Siamo ormai arrivati a ridosso delle celebrazioni ufficiali per i 150 anni della Repubblica Italiana. Nonostante l’età avanzata questo nostro Paese dovrebbe imparare a crescere. Ma non si tratta solo di crescita economica o produttiva, si parla di trovare la strada per un cambiamento di radici culturali.

Proviamo a sintetizzare due accadimenti delle scorse settimane. 

E’ di qualche giorno fa la notizia del ministro della Difesa tedesco, Karl-Theodor zu Guttenberg, che “dimentica” di citare la bibliografia nella propria tesi di laurea. Giù polemiche e reazioni di popolo che portano alle inevitabili dimissioni di uno delle promesse della politica internazionale.

Se avessimo dovuto applicare lo stesso metro di valutazione, nel nostro Paese si registrerebbero dei piccoli problemi. Infatti, togliendo il titolo di laureato a coloro che hanno “dimenticato” di citare le proprie fonti nella tesi di laurea, ad oggi, saremmo tutti un popolo di diplomati, o quasi.

Tra le notizie più recenti, salta agli occhi quella del ministro degli Esteri giapponese, Seiji Maehara,48 anni, che ha deciso di dimettersi a seguito delle polemiche nate dalla donazione di circa 2.180 euro (no dico, duemilacentoottanta euro), che lui stesso ha ricevuto da una settantaduenne ristoratrice, cittadina sudcoreana, ma residente da sempre a Kyoto (Giappone).
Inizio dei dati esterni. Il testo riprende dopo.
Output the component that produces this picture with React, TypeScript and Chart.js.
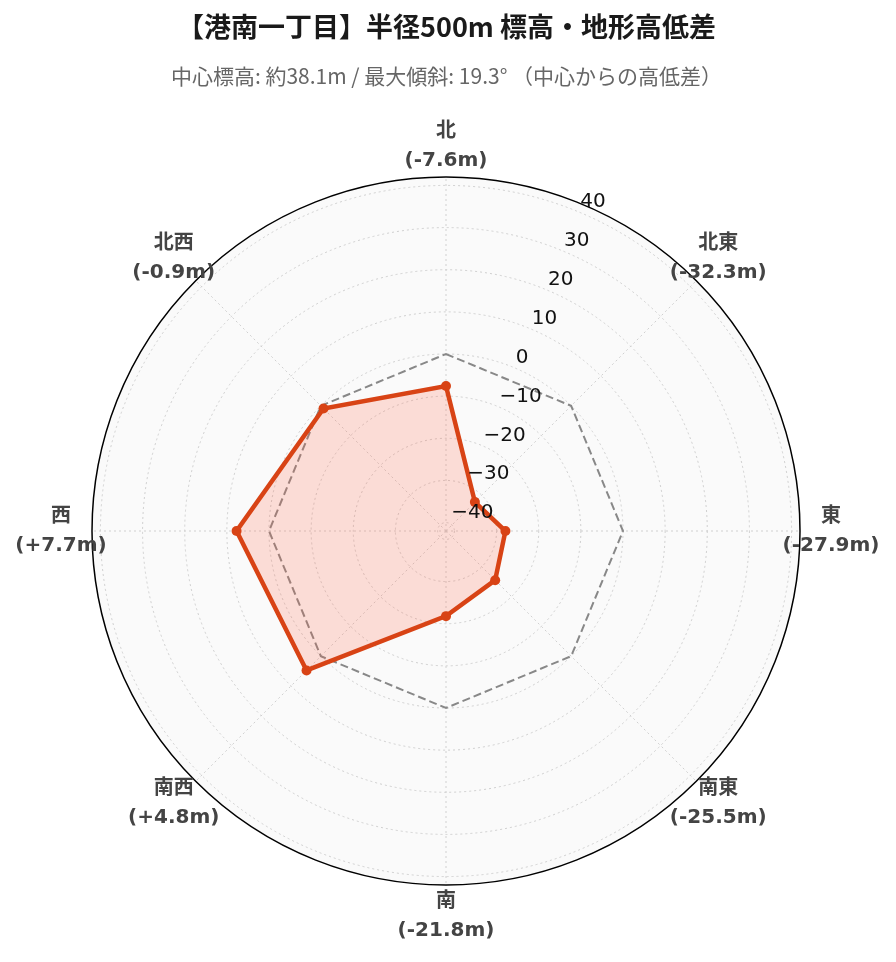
import React, { useEffect, useRef } from "react";
import { Chart, registerables } from "chart.js";

Chart.register(...registerables);

const TITLE = "【港南一丁目】半径500m 標高・地形高低差";
const SUBTITLE = "中心標高: 約38.1m / 最大傾斜: 19.3° （中心からの高低差）";
const DIRECTIONS = ["北", "北東", "東", "南東", "南", "南西", "西", "北西"];
const ELEV_DIFF = [-7.6, -32.3, -27.9, -25.5, -21.8, 4.8, 7.7, -0.9];
const BASELINE = [0, 0, 0, 0, 0, 0, 0, 0];
const RADIAL_TICKS = [-40, -30, -20, -10, 0, 10, 20, 30, 40];
const R_MIN = -42;
const R_MAX = 42;

const LINE_COLOR = "#d84315";
const FILL_COLOR = "rgba(255,99,71,0.2)";

function fmtDiff(v: number) {
  return `(${v > 0 ? "+" : ""}${v.toFixed(1)}m)`;
}

const overlayPlugin = {
  id: "overlayPlugin",
  beforeDatasetsDraw(chart: any) {
    const s = chart.scales.r;
    const ctx = chart.ctx;
    ctx.save();
    ctx.beginPath();
    ctx.arc(s.xCenter, s.yCenter, s.getDistanceFromCenterForValue(s.max), 0, Math.PI * 2);
    ctx.strokeStyle = "#000";
    ctx.lineWidth = 1.5;
    ctx.setLineDash([]);
    ctx.stroke();
    ctx.restore();
  },
  afterDatasetsDraw(chart: any) {
    const s = chart.scales.r;
    const ctx = chart.ctx;
    const ang = Math.PI / 8;
    ctx.save();
    ctx.font = '20px "DejaVu Sans"';
    ctx.fillStyle = "#111";
    ctx.textAlign = "left";
    ctx.textBaseline = "middle";
    RADIAL_TICKS.forEach((v) => {
      const r = s.getDistanceFromCenterForValue(v);
      const x = s.xCenter + r * Math.sin(ang);
      const y = s.yCenter - r * Math.cos(ang);
      const txt = v < 0 ? "\u2212" + Math.abs(v) : String(v);
      ctx.fillText(txt, x + 2, y - 10);
    });
    ctx.restore();
  },
  afterDraw(chart: any) {
    const s = chart.scales.r;
    const ctx = chart.ctx;
    ctx.save();
    ctx.font = 'bold 20px "DejaVu Sans", "Noto Sans CJK JP"';
    ctx.fillStyle = "#444";
    ctx.textAlign = "center";
    ctx.textBaseline = "middle";
    const dist = s.drawingArea + 31;
    DIRECTIONS.forEach((d, i) => {
      const p = s.getPointPosition(i, dist);
      ctx.fillText(d, p.x, p.y - 14.5);
      ctx.fillText(fmtDiff(ELEV_DIFF[i]), p.x, p.y + 14.5);
    });
    ctx.restore();
  },
};

export default function App() {
  const ref = useRef<HTMLCanvasElement>(null);
  useEffect(() => {
    if (!ref.current) return;
    const chart = new Chart(ref.current, {
      type: "radar",
      data: {
        labels: DIRECTIONS,
        datasets: [
          {
            label: "高低差",
            data: ELEV_DIFF,
            borderColor: LINE_COLOR,
            backgroundColor: FILL_COLOR,
            borderWidth: 4.5,
            fill: "start",
            pointRadius: 5,
            pointBackgroundColor: LINE_COLOR,
            pointBorderColor: LINE_COLOR,
            pointBorderWidth: 0,
          },
          {
            label: "基準",
            data: BASELINE,
            borderColor: "#888",
            borderWidth: 2,
            borderDash: [8, 4],
            fill: false,
            pointRadius: 0,
          },
        ],
      },
      options: {
        responsive: false,
        animation: false,
        layout: { padding: { left: 84, right: 87, top: 0, bottom: 68 } },
        plugins: {
          legend: { display: false },
          tooltip: { enabled: false },
          title: {
            display: true,
            text: TITLE,
            color: "#1a1a1a",
            font: { size: 27, weight: "bold", family: '"Noto Sans CJK JP"', lineHeight: 1.2 },
            padding: { top: 3, bottom: 6 },
          },
          subtitle: {
            display: true,
            text: SUBTITLE,
            color: "#666",
            font: { size: 21, family: '"Noto Sans CJK JP"', lineHeight: 1.2 },
            padding: { top: 14, bottom: 88.4 },
          },
        },
        scales: {
          r: {
            min: R_MIN,
            max: R_MAX,
            backgroundColor: "#fafafa",
            afterBuildTicks: (scale: any) => {
              scale.ticks = RADIAL_TICKS.map((v) => ({ value: v }));
            },
            ticks: { display: false },
            pointLabels: { display: false },
            grid: { circular: true, color: "#d0d0d0", lineWidth: 1 },
            border: { dash: [2, 3] },
            angleLines: { display: true, color: "#d0d0d0", lineWidth: 1, borderDash: [2, 3] },
          },
        },
      },
      plugins: [overlayPlugin],
    });
    return () => chart.destroy();
  }, []);
  return (
    <div style={{ width: 880, height: 946 }}>
      <canvas ref={ref} width={880} height={946} style={{ display: "block" }} />
    </div>
  );
}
Secondo la legge nipponica si tratta di contributi "illegali" perché provenienti da una cittadina straniera. Tuttavia, subito dopo aver rassegnato le dimissioni al premier Naoto Kan, Maehara ha escluso di esserne mai stato a conoscenza, precisando che era del tutto all'oscuro delle donazioni fatte da questa persona.
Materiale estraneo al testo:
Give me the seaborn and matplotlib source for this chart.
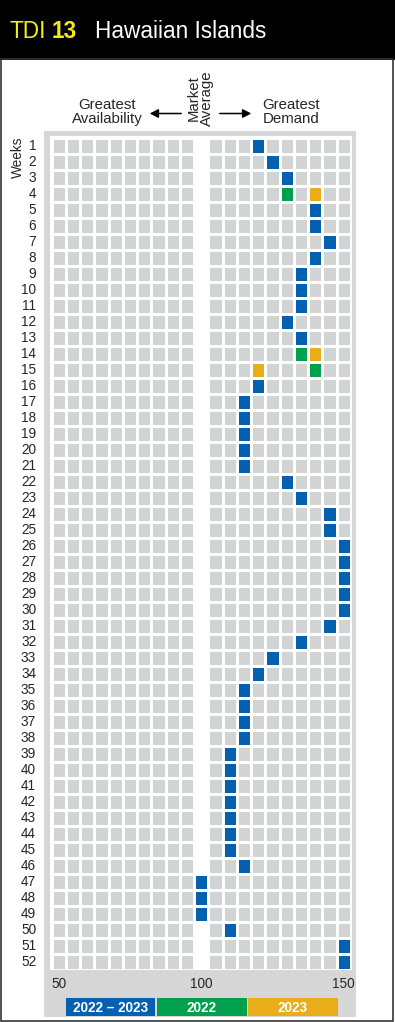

Ma tu pensa! Se ogni politico italiano facesse le stesse considerazioni di quello nipponico, rimarremmo con un parlamento, numericamente decimato.

 Anni fa ci pensò Di Pietro a fare una ricognizione di quante ristoratrici coreane avevamo in Italia e poi chiese le dimissioni della triade del C.A.F. (Craxi, Andreotti, Forlani).
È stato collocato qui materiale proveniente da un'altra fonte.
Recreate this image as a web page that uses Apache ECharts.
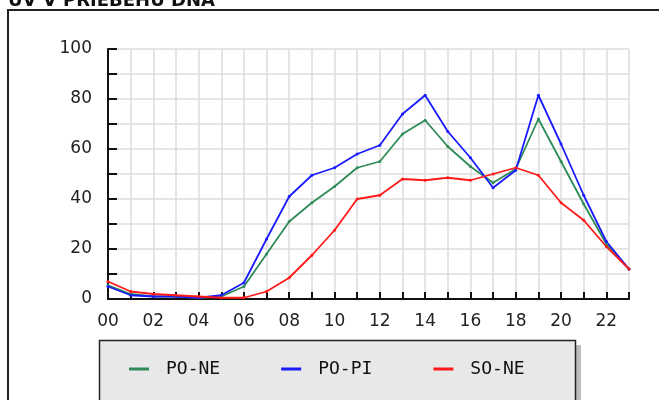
<!DOCTYPE html>
<html>
<head>
<meta charset="utf-8">
<script src="https://cdn.jsdelivr.net/npm/echarts@6/dist/echarts.min.js"></script>
<style>html,body{margin:0;padding:0;background:#fff;}#c{width:659px;height:400px;}</style>
</head>
<body>
<div id="c"></div>
<script>
const hours = ['00','01','02','03','04','05','06','07','08','09','10','11','12','13','14','15','16','17','18','19','20','21','22','23'];
const seriesNames = ['PO-NE','PO-PI','SO-NE'];
const poNe = [5.5, 2, 1, 1, 0.5, 1, 5, 18, 31, 38.5, 45, 52.5, 55, 66, 71.5, 61, 53, 46.5, 52, 72, 55, 38, 22, 12];
const poPi = [5, 1.5, 1, 1, 0.5, 1.5, 6.5, 24, 41, 49.5, 52.5, 58, 61.5, 74, 81.5, 67, 56.5, 44.5, 51.5, 81.5, 62, 41.5, 23, 12];
const soNe = [7, 3, 2, 1.5, 1, 0.5, 0.5, 3, 8.5, 17.5, 27.5, 40, 41.5, 48, 47.5, 48.5, 47.5, 50, 52.5, 49.5, 38.5, 31.5, 21, 12];
const colors = ['#2e8b57','#1a1aff','#ff1a1a'];
const titleText = 'UV V PRIEBEHU DŇA';

const chart = echarts.init(document.getElementById('c'), null, {renderer:'canvas'});
const mk = (name, data, color) => ({
  name, type:'line', data, color,
  symbol:'circle', symbolSize:3, showSymbol:true,
  lineStyle:{width:1.8, color}, itemStyle:{color},
  animation:false
});
chart.setOption({
  animation:false,
  graphic:[
    {type:'rect', shape:{x:8, y:10, width:700, height:500}, style:{fill:'none', stroke:'#222', lineWidth:2}, z:-10},
    {type:'rect', shape:{x:105, y:345, width:476, height:80}, style:{fill:'#bdbdbd'}, z:-5},
    {type:'rect', shape:{x:99.5, y:340.5, width:476, height:80}, style:{fill:'#e8e8e8', stroke:'#222', lineWidth:1.5}, z:-4},
    {type:'text', x:8, y:10, style:{text:titleText, font:'bold 18px "DejaVu Sans"', fill:'#111', textVerticalAlign:'bottom'}}
  ],
  grid:{left:108, right:30, top:49, bottom:101, containLabel:false},
  legend:{
    data:seriesNames, left:129, top:360, padding:0, icon:'rect', itemWidth:20, itemHeight:3,
    itemGap:61, textStyle:{fontFamily:'DejaVu Sans Mono', fontSize:18, color:'#111', padding:[0,0,0,12]},
    selectedMode:false
  },
  xAxis:{
    type:'category', data:hours, boundaryGap:false,
    axisLine:{lineStyle:{color:'#111', width:2}},
    axisTick:{show:true, inside:true, length:7, interval:0, lineStyle:{color:'#111', width:2}},
    axisLabel:{interval:1, color:'#222', fontFamily:'DejaVu Sans', fontSize:17, margin:14},
    splitLine:{show:true, interval:0, lineStyle:{color:'#dddddd', width:1.5}}
  },
  yAxis:{
    type:'value', min:0, max:100, interval:10,
    axisLine:{show:true, lineStyle:{color:'#111', width:2}},
    axisTick:{show:true, inside:true, length:9, lineStyle:{color:'#111', width:2}},
    axisLabel:{color:'#222', fontFamily:'DejaVu Sans', fontSize:17, margin:16, formatter:v => (v % 20 === 0 ? String(v) : '')},
    splitLine:{show:true, lineStyle:{color:'#dddddd', width:1.5}}
  },
  series:[mk(seriesNames[0], poNe, colors[0]), mk(seriesNames[1], poPi, colors[1]), mk(seriesNames[2], soNe, colors[2])]
});
</script>
</body>
</html>
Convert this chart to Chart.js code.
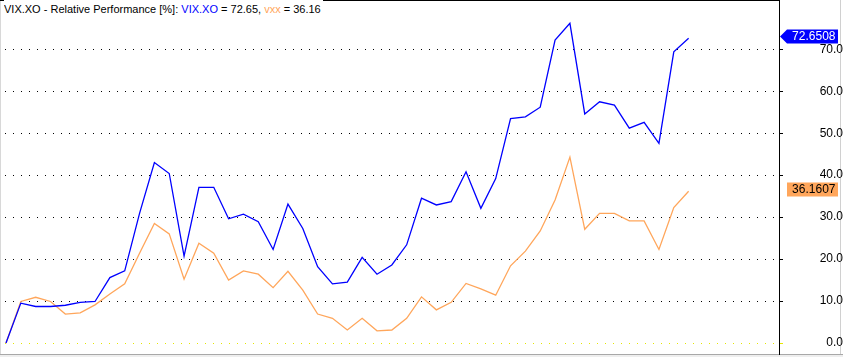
<!DOCTYPE html>
<html lang="en">
<head>
    <meta charset="UTF-8">
    <title>VIX.XO - Relative Performance</title>
    <script src="https://cdn.jsdelivr.net/npm/chart.js"></script>
    <style>
        html, body { margin: 0; padding: 0; background: #fff; }
        .wrapper { position: relative; width: 843px; height: 357px; overflow: hidden; }
        .wrapper canvas { position: absolute; left: 0; top: 0; z-index: 2; }
        .edge-left { position: absolute; left: 0; top: 0; width: 1px; height: 357px; background: #d8d8d8; }
        .edge-right { position: absolute; left: 840px; top: 0; width: 1px; height: 357px; background: #d0d0d0; }
        .edge-top { position: absolute; left: 0; top: 0; width: 780px; height: 1px; background: #000; }
        .strip { position: absolute; left: 0; top: 354px; width: 843px; height: 2px; background: #eeeeee; border-top: 1px solid #a8a8a8; }
        .title {
            position: absolute; left: 4px; top: 0; z-index: 3;
            padding: 3px 2px 1px 0; background: #fff;
            font: 11px "Liberation Sans", Arial, sans-serif; color: #000; white-space: nowrap;
        }
        .title .s0 { color: #0000ff; }
        .title .s1 { color: #ffa65b; }
    </style>
</head>
<body>
    <div class="wrapper">
        <div class="edge-left"></div>
        <div class="edge-right"></div>
        <div class="edge-top"></div>
        <div class="strip"></div>
        <div class="title" id="title"></div>
        <canvas id="perfChart" width="843" height="357"></canvas>
    </div>

    <script>
        const seriesNames = ['VIX.XO', 'vxx'];
        const seriesColors = ['#0000ff', '#ffa65b'];
        const vixValues = [0, 9.5, 8.7, 8.7, 9.0, 9.7, 9.9, 15.6, 17.2, 30.9, 43.0, 40.4, 20.7, 37.1, 37.1, 29.6,
            30.7, 28.9, 22.3, 33.1, 27.3, 18.2, 14.1, 14.5, 20.4, 16.4, 18.6, 23.4, 34.5, 32.9, 33.7, 40.8,
            32.1, 39.2, 53.5, 53.9, 56.2, 72.2, 76.2, 54.6, 57.5, 56.7, 51.2, 52.6, 47.6, 69.4, 72.6508];
        const vxxValues = [0, 9.9, 10.9, 9.9, 6.9, 7.2, 9.1, 11.7, 14.1, 21.4, 28.5, 26.0, 15.2, 23.8, 21.4, 15.0,
            17.2, 16.4, 13.2, 17.1, 12.6, 6.9, 5.9, 3.1, 5.9, 2.9, 3.1, 5.9, 11.0, 7.9, 9.7, 14.2,
            12.9, 11.4, 18.4, 21.9, 26.7, 34.1, 44.3, 27.1, 30.9, 30.9, 29.1, 29.1, 22.3, 32.3, 36.1607];
        const yTicks = [0, 10, 20, 30, 40, 50, 60, 70];

        const allSeries = [vixValues, vxxValues];

        // title line with the last values
        const title = document.getElementById('title');
        let html = 'VIX.XO - Relative Performance [%]: ';
        allSeries.forEach((vals, i) => {
            html += '<span class="s' + i + '">' + seriesNames[i] + '</span> = ' + vals[vals.length - 1].toFixed(2);
            if (i < allSeries.length - 1) html += ', ';
        });
        title.innerHTML = html;

        // value tags on the right axis
        const lastValueTags = {
            id: 'lastValueTags',
            afterDraw(chart) {
                const ctx = chart.ctx;
                const yScale = chart.scales.y;
                const axisX = chart.chartArea.right;
                ctx.save();
                ctx.font = '12px "Liberation Sans", Arial, sans-serif';
                ctx.textBaseline = 'middle';
                ctx.textAlign = 'right';
                chart.data.datasets.forEach((ds, i) => {
                    const v = ds.data[ds.data.length - 1].y;
                    const py = Math.round(yScale.getPixelForValue(v)) - 1.5;
                    ctx.fillStyle = seriesColors[i];
                    ctx.beginPath();
                    if (i === 0) {
                        ctx.moveTo(axisX + 1, py);
                        ctx.lineTo(axisX + 8, py - 7);
                    } else {
                        ctx.moveTo(axisX + 8, py - 7);
                    }
                    ctx.lineTo(838, py - 7);
                    ctx.lineTo(838, py + 7);
                    ctx.lineTo(axisX + 8, py + 7);
                    ctx.closePath();
                    ctx.fill();
                    ctx.fillStyle = i === 0 ? '#fff' : '#000';
                    ctx.fillText(v.toFixed(4), 835.5, py + 0.5);
                });
                ctx.restore();
            }
        };

        const ctx = document.getElementById('perfChart').getContext('2d');
        const perfChart = new Chart(ctx, {
            type: 'line',
            data: {
                datasets: allSeries.map((vals, i) => ({
                    label: seriesNames[i],
                    data: vals.map((v, idx) => ({ x: idx, y: v })),
                    borderColor: seriesColors[i],
                    borderWidth: 1.3,
                    pointRadius: 0,
                    tension: 0,
                    fill: false
                }))
            },
            options: {
                responsive: false,
                animation: false,
                layout: { padding: { left: 0, right: 0, top: 0, bottom: 3 } },
                scales: {
                    x: {
                        type: 'linear',
                        display: false,
                        min: -0.404,
                        max: 52.09
                    },
                    y: {
                        position: 'right',
                        min: -2.62,
                        max: 81.75,
                        afterBuildTicks: (scale) => {
                            scale.ticks = yTicks.map(v => ({ value: v }));
                        },
                        afterFit: (scale) => {
                            scale.width = 64;
                            scale.paddingTop = 0;
                            scale.paddingBottom = 0;
                        },
                        grid: {
                            color: (c) => c.tick && c.tick.value === 0 ? '#e6e600' : '#000',
                            lineWidth: 1,
                            tickLength: 4,
                            tickBorderDash: []
                        },
                        border: {
                            display: true,
                            color: '#000',
                            width: 1,
                            dash: [1, 7],
                            dashOffset: 3
                        },
                        ticks: {
                            crossAlign: 'far',
                            padding: 25,
                            color: '#000',
                            font: { family: '"Liberation Sans", Arial, sans-serif', size: 12 },
                            callback: (v) => Number(v).toFixed(1)
                        }
                    }
                },
                plugins: {
                    legend: { display: false },
                    title: { display: false },
                    tooltip: { enabled: false }
                }
            },
            plugins: [lastValueTags]
        });
    </script>
</body>
</html>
Era la fine della prima Repubblica e ad oggi continuiamo ad interrogarci su quando inizierà la seconda.

Ci vorrà del tempo per ricostruire una generazione che abbia l’onesta culturale di raccogliersi intorno a se stessa, riuscendo a sostituire il reale impegno per la "Res Pubblica",all'interesse individuale .

Forse, solo in quel momento potremmo veramente definirci la Repubblica Italiana rinunciando agli egoismi personali che vanno avanti, per inerzia, trascinati dalla monotonia delle quotidiane abitudini.